April 9, 2012

$1-million gift will advance U-M Frances and Kenneth Eisenberg and Family Depression Center stem cell research into bipolar disorder

Steven M. Schwartzberg Memorial Fund to support ongoing stem cell research for bipolar disorder

With the help of a recent $1 million commitment, the University of Michigan Frances and Kenneth Eisenberg and Family Depression Center will continue its mission to unravel the unknowns about bipolar disorder using stem cell lines developed from skin cells.

Neurons

Al and Florence Schwartzberg named the fund after their son Steven, who died three years ago after a long struggle with bipolar disorder.The donation establishes the Steven M. Schwartzberg Memorial Fund at the Eisenberg Family Depression Center, and the initial funds will help promote stem cell research just beginning at U-M.
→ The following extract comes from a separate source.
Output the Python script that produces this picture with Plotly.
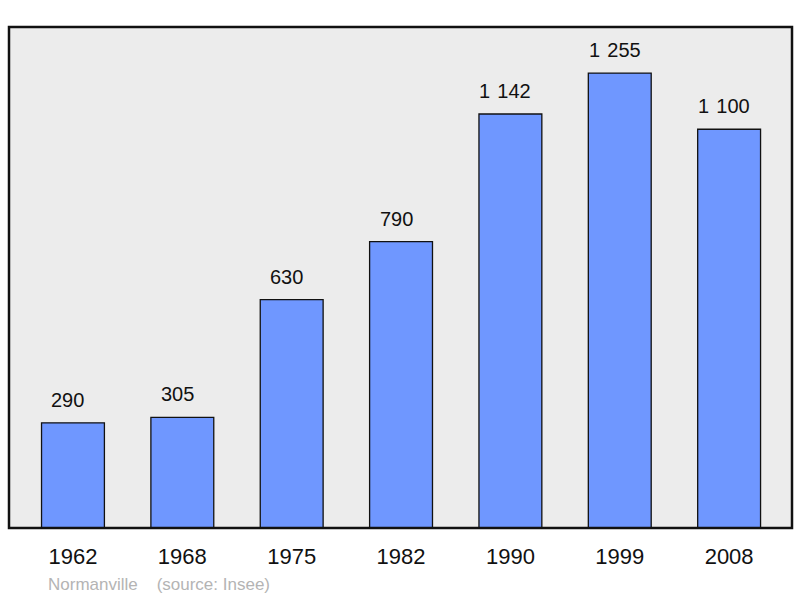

“Steven was a brave, sweet and sensitive soul who had to fight a fight that many others in the U.S. are suffering through today,” says Harris Schwartzberg, a U-M alumnus and Steven’s brother. “We hope that by supporting the work of the dedicated stem cell and clinical researchers at U-M, we will be closer to putting an end to this insidious disease that negatively affects the lives of so many.”

The Schwartzberg family’s gift will further advance the ongoing studies being done in collaboration with the Eisenberg Family Depression Center’s Heinz C. Prechter Bipolar Research Fund, where researchers are using an array of approaches, including induced pluripotent stem cell lines, or iPSC lines, to analyze bipolar disorders on a cellular and genetic level and help advance personalized treatments.

Over the past year, scientists under the direction of Sue O’Shea, Ph.D., co-director of the A. Alfred Taubman Consortium for Stem Cell Therapies core laboratory at U-M, have developed iPS cells from skin samples donated by adult volunteers from the Prechter Bipolar Study.

These cells behave like embryonic stem cells, and will form the starting material to study the characteristics of neurons from the person with the disorder.

From these neurons, the researchers can explore how brain cells from a person with bipolar disorder form and react to stressors and medications – compared to someone who does not have bipolar disorder.

Bipolar disorder, formerly known as manic depression, affects nearly 6 million adults in the United States. It is caused by chemical imbalances in the brain and is marked by significant changes in mood, thoughts, energy and behavior. Because bipolar disorder runs in families, research at U-M has focused on studying disease genes. There is no single gene that “causes” someone to become bipolar, but the disease has its roots in genetic vulnerabilities.

Since September, researchers have created stem cell lines from individuals with bipolar disorder, and with this gift will develop and characterize 30 additional lines over the next four years.

“The research we’re doing is opening new avenues to help us understand this devastating condition,” says Melvin McInnis, M.D., the Thomas B. and Nancy Upjohn Woodworth Professor of Bipolar Disorder and Depression at the U-M Medical School, the principal investigator of the Prechter Fund, and associate director of the U-M Eisenberg Family Depression Center.

“Soon, someone with bipolar disorder, or any medical disorder, could have their own stem cell lines available to model how their nervous system will react to a specific medication. This is the holy grail of personalized medicine and will radically change the approach to medicine.”

Waltraud “Wally” Prechter -- who established the Heinz C. Prechter Bipolar Research Fund more than 10 years ago in honor of her late husband who had bipolar disorder -- says she’s excited about the opportunities for continued research at U-M created by the Schwartzberg gift.

“I am very hopeful that with the generous support of the Schwartzberg family we will be on our way to finding tangible answers about the disorder on a cellular and molecular level,” she says.